Friday, October 30, 2015

Ted Hamilton - 10-21-2015 - Clean Energy Creates Jobs

Clean energy creates jobs

I wish to address points put forth by Michael Freeman in his letter, “Green energy costs jobs” (Oct. 11). As 97 percent of climate scientists have been warning us, global CO2 levels continue to rise from the burning of fossil fuels, which are heating the planet and creating melting glaciers, extreme weather and ocean acidification. Clearly, we need to drastically reduce fossil-fuel emissions and promote clean energy alternatives.
Mr. Freeman criticizes Germany for the “unreliability” of its renewables and its “erratic energy availability” leading to “high unemployment.” Germany’s unemployment rate (4.5 percent) is better than that of its neighbors in the European Union. Germany meets 78 percent of its electricity demand with renewable sources, exceeding the previous record of 74 percent set in May of 2014.
Citizens’ Climate Lobby’s proposal for a revenue-neutral carbon fee and dividend is designed to give all revenues collected from pricing carbon emissions back to American households. A study by Regional Economic Models, Inc. shows that the CCL proposal will sharply reduce CO2 levels and add 2.8 million jobs in 20 years by promoting clean energy.

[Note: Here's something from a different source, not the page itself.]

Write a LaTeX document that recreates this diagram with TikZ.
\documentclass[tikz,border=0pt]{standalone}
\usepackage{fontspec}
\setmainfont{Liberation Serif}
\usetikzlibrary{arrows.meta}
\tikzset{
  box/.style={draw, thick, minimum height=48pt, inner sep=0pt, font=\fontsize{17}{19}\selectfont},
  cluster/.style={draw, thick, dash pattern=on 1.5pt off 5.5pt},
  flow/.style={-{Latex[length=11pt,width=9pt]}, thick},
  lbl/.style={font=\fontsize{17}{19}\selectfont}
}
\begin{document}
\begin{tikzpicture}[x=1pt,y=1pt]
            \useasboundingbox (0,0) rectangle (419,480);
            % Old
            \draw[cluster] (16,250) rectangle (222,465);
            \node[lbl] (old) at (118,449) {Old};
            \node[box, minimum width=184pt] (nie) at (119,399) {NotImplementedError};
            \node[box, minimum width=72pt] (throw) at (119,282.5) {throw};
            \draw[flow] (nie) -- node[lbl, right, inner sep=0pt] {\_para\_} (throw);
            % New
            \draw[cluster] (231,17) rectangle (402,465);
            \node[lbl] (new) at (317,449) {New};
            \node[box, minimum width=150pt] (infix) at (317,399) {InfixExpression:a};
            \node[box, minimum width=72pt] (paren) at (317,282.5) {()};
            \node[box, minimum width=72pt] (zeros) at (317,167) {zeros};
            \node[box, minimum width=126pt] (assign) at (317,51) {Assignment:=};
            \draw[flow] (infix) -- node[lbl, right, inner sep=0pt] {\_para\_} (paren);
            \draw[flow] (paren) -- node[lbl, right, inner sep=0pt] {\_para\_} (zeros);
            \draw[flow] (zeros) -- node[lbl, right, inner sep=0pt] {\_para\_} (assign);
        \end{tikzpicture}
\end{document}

Ruth Afifi - 10-18-2015 - Vote for the Gibson Resolution

Vote for the Gibson Resolution 

Nine years ago, California legislators had the wisdom and courage to pass a landmark climate change bill – the Global Warming Solutions Act of 2006 (Assembly Bill 32). Gov. Arnold Schwarzenegger signed it, and four years later, California voters decisively defeated a proposition to suspend it. 
Last week, thanks to Andrea Castillo’s article in the Oct. 7 Bee, we learned that the Greenhouse Gas Reduction Fund will support a local project to convert food and agricultural waste to biomethane, “a low greenhouse gas-emitting fuel.” This local program will annually divert more than 65,000 tons of carbon dioxide because of California’s determination to apply global-warming solutions. 
Now we need California’s congressional representatives to promote federal action on climate change. For starters, they can sign the Republican-authored Gibson Resolution (House Resolution 424). This non-binding resolution recognizes the government’s responsibility to deal with climate change, which the resolution says will “saddle future generations with costly economic and environmental burdens.” 
By signing onto the Gibson Resolution, the Valley’s representatives will show true leadership on the great issue of our time.

Don Gaede - 10-19-2015 - Fossil fuel fee would benefit rich and poor.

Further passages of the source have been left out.